→ **TASK DIRECTIONS**
Starting with the first line of the listing, quote each line exactly until and including the one with "plt.rcParams['font.family'] = ['Liberation", leaving pictures out.

→ **SUPPLIED INFORMATION**
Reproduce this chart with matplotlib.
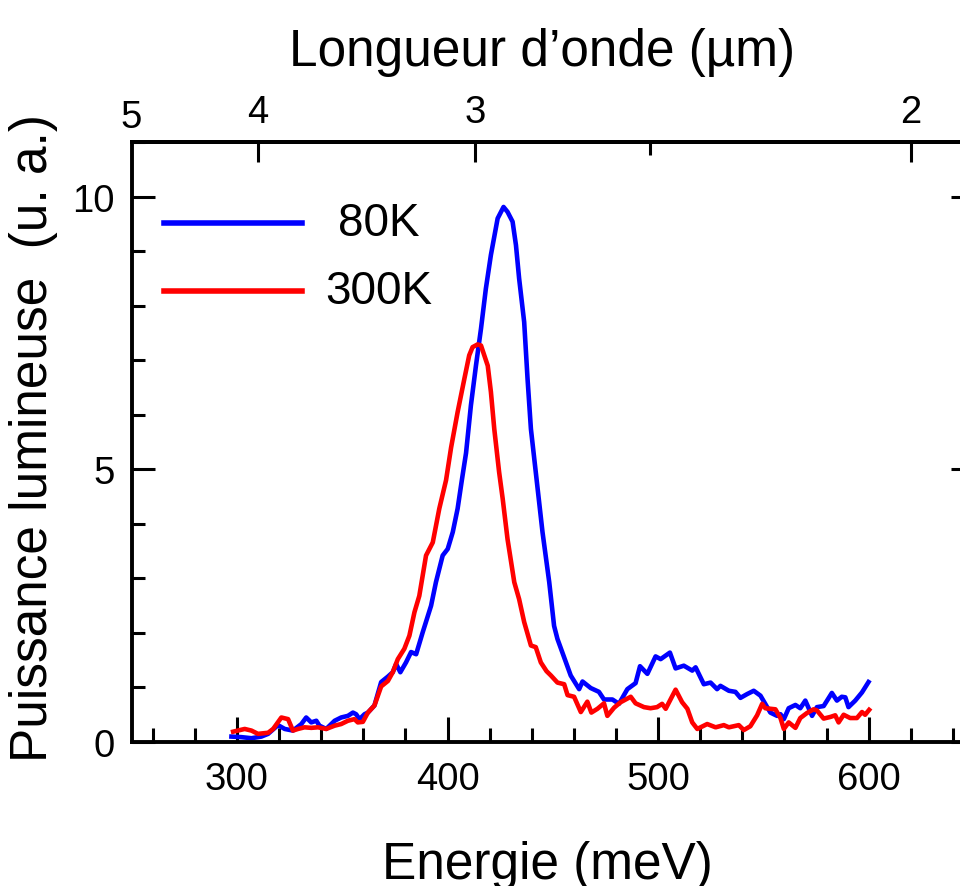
import numpy as np
import matplotlib
matplotlib.use("Agg")
import matplotlib.pyplot as plt
import matplotlib.transforms as mtransforms

plt.rcParams['font.family'] = ['Liberation Sans', 'DejaVu Sans']

# spectra (energy in meV, power in arbitrary units)
energy_80K = [297.4, 302.1, 306.9, 311.6, 314.8, 319.5, 322.7, 326.6, 330.6, 332.9,
              335.3, 337.7, 339.2, 342.4, 346.4, 349.5, 352.7, 355.1, 356.6, 358.2,
              360.6, 362.2, 365.3, 368.5, 371.7, 374.0, 375.6, 377.6, 380.3, 382.7,
              385.1, 388.2, 392.2, 394.5, 397.7, 400.1, 402.5, 404.8, 406.8, 408.8,
              411.1, 413.5, 415.9, 418.2, 420.6, 423.8, 426.6, 428.5, 430.9, 432.5,
              434.0, 436.4, 438.0, 439.6, 441.9, 443.5, 445.1, 448.3, 450.6, 452.2,
              455.4, 458.5, 462.5, 464.1, 468.0, 471.9, 474.3, 478.3, 481.4, 485.4,
              489.3, 491.4, 494.9, 498.8, 501.2, 505.6, 508.3, 512.2, 516.2, 517.8,
              521.7, 524.9, 528.0, 529.6, 533.6, 536.7, 539.1, 542.3, 545.4, 548.6,
              553.3, 556.5, 558.1, 559.7, 562.0, 565.2, 567.5, 569.9, 573.1, 575.4,
              578.6, 582.5, 584.9, 587.2, 588.9, 590.4, 593.6, 596.8, 599.9]
power_80K = [0.10, 0.09, 0.07, 0.10, 0.15, 0.31, 0.24, 0.21, 0.33, 0.45,
             0.36, 0.39, 0.30, 0.24, 0.39, 0.45, 0.48, 0.54, 0.51, 0.42,
             0.51, 0.54, 0.67, 1.10, 1.20, 1.28, 1.43, 1.28, 1.46, 1.65,
             1.61, 2.01, 2.50, 2.93, 3.42, 3.54, 3.85, 4.28, 4.80, 5.30,
             6.17, 6.90, 7.58, 8.31, 8.93, 9.60, 9.81, 9.72, 9.54, 9.11,
             8.50, 7.70, 6.66, 5.74, 4.95, 4.40, 3.85, 2.93, 2.13, 1.89,
             1.55, 1.22, 0.97, 1.11, 0.99, 0.92, 0.78, 0.78, 0.70, 0.97,
             1.08, 1.39, 1.25, 1.57, 1.52, 1.64, 1.35, 1.40, 1.31, 1.37,
             1.06, 1.09, 0.97, 1.03, 0.94, 0.92, 0.81, 0.88, 0.94, 0.85,
             0.54, 0.48, 0.51, 0.42, 0.62, 0.68, 0.62, 0.76, 0.48, 0.64,
             0.66, 0.90, 0.76, 0.83, 0.82, 0.64, 0.76, 0.91, 1.10]

energy_300K = [298.2, 303.7, 306.9, 310.0, 314.8, 317.2, 321.1, 324.3, 326.6, 329.0,
               332.1, 335.3, 338.5, 342.4, 346.4, 349.5, 352.7, 355.8, 357.4, 359.8,
               362.2, 365.3, 368.5, 371.7, 374.0, 376.4, 379.5, 381.9, 384.3, 386.6,
               389.8, 393.0, 396.1, 399.3, 401.7, 404.8, 408.0, 410.3, 411.9, 414.3,
               415.9, 419.1, 420.6, 422.2, 424.5, 426.2, 428.5, 431.7, 434.0, 436.4,
               439.6, 441.9, 444.3, 447.0, 449.1, 452.2, 455.4, 457.0, 460.1, 463.3,
               466.4, 468.3, 471.2, 474.3, 475.9, 479.1, 482.2, 487.0, 489.3, 493.3,
               496.4, 499.5, 501.9, 503.6, 508.3, 511.4, 513.9, 516.2, 518.6, 523.3,
               527.3, 531.2, 533.6, 538.3, 540.7, 543.8, 547.0, 549.4, 550.9, 555.7,
               558.1, 559.7, 562.0, 565.2, 567.5, 570.6, 573.8, 575.4, 578.6, 581.8,
               584.1, 585.7, 588.1, 591.2, 594.4, 596.8, 598.3, 600.2]
power_300K = [0.19, 0.24, 0.21, 0.15, 0.17, 0.24, 0.45, 0.42, 0.21, 0.24,
              0.27, 0.26, 0.27, 0.24, 0.30, 0.33, 0.39, 0.42, 0.36, 0.37,
              0.54, 0.67, 1.02, 1.12, 1.28, 1.52, 1.71, 1.95, 2.38, 2.68,
              3.42, 3.66, 4.28, 4.80, 5.40, 6.05, 6.66, 7.09, 7.24, 7.29,
              7.27, 6.90, 6.42, 5.74, 4.95, 4.46, 3.72, 2.93, 2.62, 2.20,
              1.77, 1.74, 1.46, 1.30, 1.22, 1.09, 1.06, 0.86, 0.83, 0.55,
              0.74, 0.54, 0.61, 0.71, 0.48, 0.63, 0.73, 0.83, 0.71, 0.64,
              0.62, 0.64, 0.70, 0.61, 0.96, 0.73, 0.61, 0.36, 0.24, 0.33,
              0.27, 0.31, 0.27, 0.31, 0.22, 0.29, 0.49, 0.70, 0.62, 0.60,
              0.44, 0.24, 0.36, 0.26, 0.44, 0.53, 0.60, 0.58, 0.43, 0.46,
              0.49, 0.36, 0.50, 0.44, 0.44, 0.55, 0.50, 0.59]

energy_ticks = [300, 400, 500, 600]
power_ticks = [0, 5, 10]
wavelength_ticks = [4, 3, 2]
labels = ["80K", "300K"]


def e2l(e):
    # meV <-> micrometre, same formula both ways
    e = np.asarray(e, dtype=float)
    with np.errstate(divide='ignore', invalid='ignore'):
        return 1239.84 / e


fig = plt.figure(figsize=(9.6, 8.87), dpi=100)
ax = fig.add_axes([0.1371, 0.1623, 0.8775, 0.6764])

ax.plot(energy_80K, power_80K, color='blue', lw=3.3, solid_joinstyle='round')
ax.plot(energy_300K, power_300K, color='red', lw=3.3, solid_joinstyle='round')

ax.set_xlim(250, 650)
ax.set_ylim(0, 11)
ax.set_xticks(energy_ticks)
ax.set_xticks(np.arange(260, 660, 20), minor=True)
ax.set_yticks(power_ticks)
ax.set_yticks(np.arange(0, 12, 1), minor=True)

for sp in ax.spines.values():
    sp.set_linewidth(2.8)

ax.tick_params(axis='x', which='both', direction='in', top=False, bottom=True,
               width=2.2, labelsize=27.5, pad=14)
ax.tick_params(axis='x', which='major', length=18)
ax.tick_params(axis='x', which='minor', length=10)
ax.tick_params(axis='y', which='both', direction='in', left=True, right=True,
               width=2.2, labelsize=27.5, pad=12)
ax.tick_params(axis='y', which='major', length=16.5)
ax.tick_params(axis='y', which='minor', length=9.4)

ax.set_xlabel("Energie (meV)", fontsize=37)
ax.xaxis.set_label_coords(0.493, -0.163)
ax.set_ylabel("Puissance lumineuse  (u. a.)", fontsize=37)
ax.yaxis.set_label_coords(-0.087, 0.508)

secax = ax.secondary_xaxis('top', functions=(e2l, e2l))
secax.set_xticks(wavelength_ticks)
secax.set_xticks([2.5], minor=True)
secax.spines['top'].set_linewidth(2.8)
secax.tick_params(which='both', direction='in', width=2.2, labelsize=27.5, pad=9)
secax.tick_params(which='major', length=14.4)
secax.tick_params(which='minor', length=9)
secax.set_xlabel("Longueur d\u2019onde (\u00b5m)", fontsize=37)
secax.xaxis.set_label_coords(0.487, 1.128, transform=ax.transAxes)

# the 5 um label sits on the left edge of the axis
trans = mtransforms.blended_transform_factory(ax.transData, ax.transAxes)
ax.text(250, 1.025, "5", transform=trans, ha='center', va='baseline', fontsize=27.5)

# hand-drawn legend
legend_y = [0.865, 0.752]
for lab, col, ly in zip(labels, ['blue', 'red'], legend_y):
    ax.plot([0.0385, 0.2023], [ly, ly], transform=ax.transAxes, color=col, lw=4, clip_on=False)
    ax.text(0.293, ly, lab, transform=ax.transAxes, ha='center', va='center', fontsize=33)

fig.savefig("out.png", dpi=100)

→ **TASK RESULT**
Reproduce this chart with matplotlib.
import numpy as np
import matplotlib
matplotlib.use("Agg")
import matplotlib.pyplot as plt
import matplotlib.transforms as mtransforms

plt.rcParams['font.family'] = ['Liberation Sans', 'DejaVu Sans']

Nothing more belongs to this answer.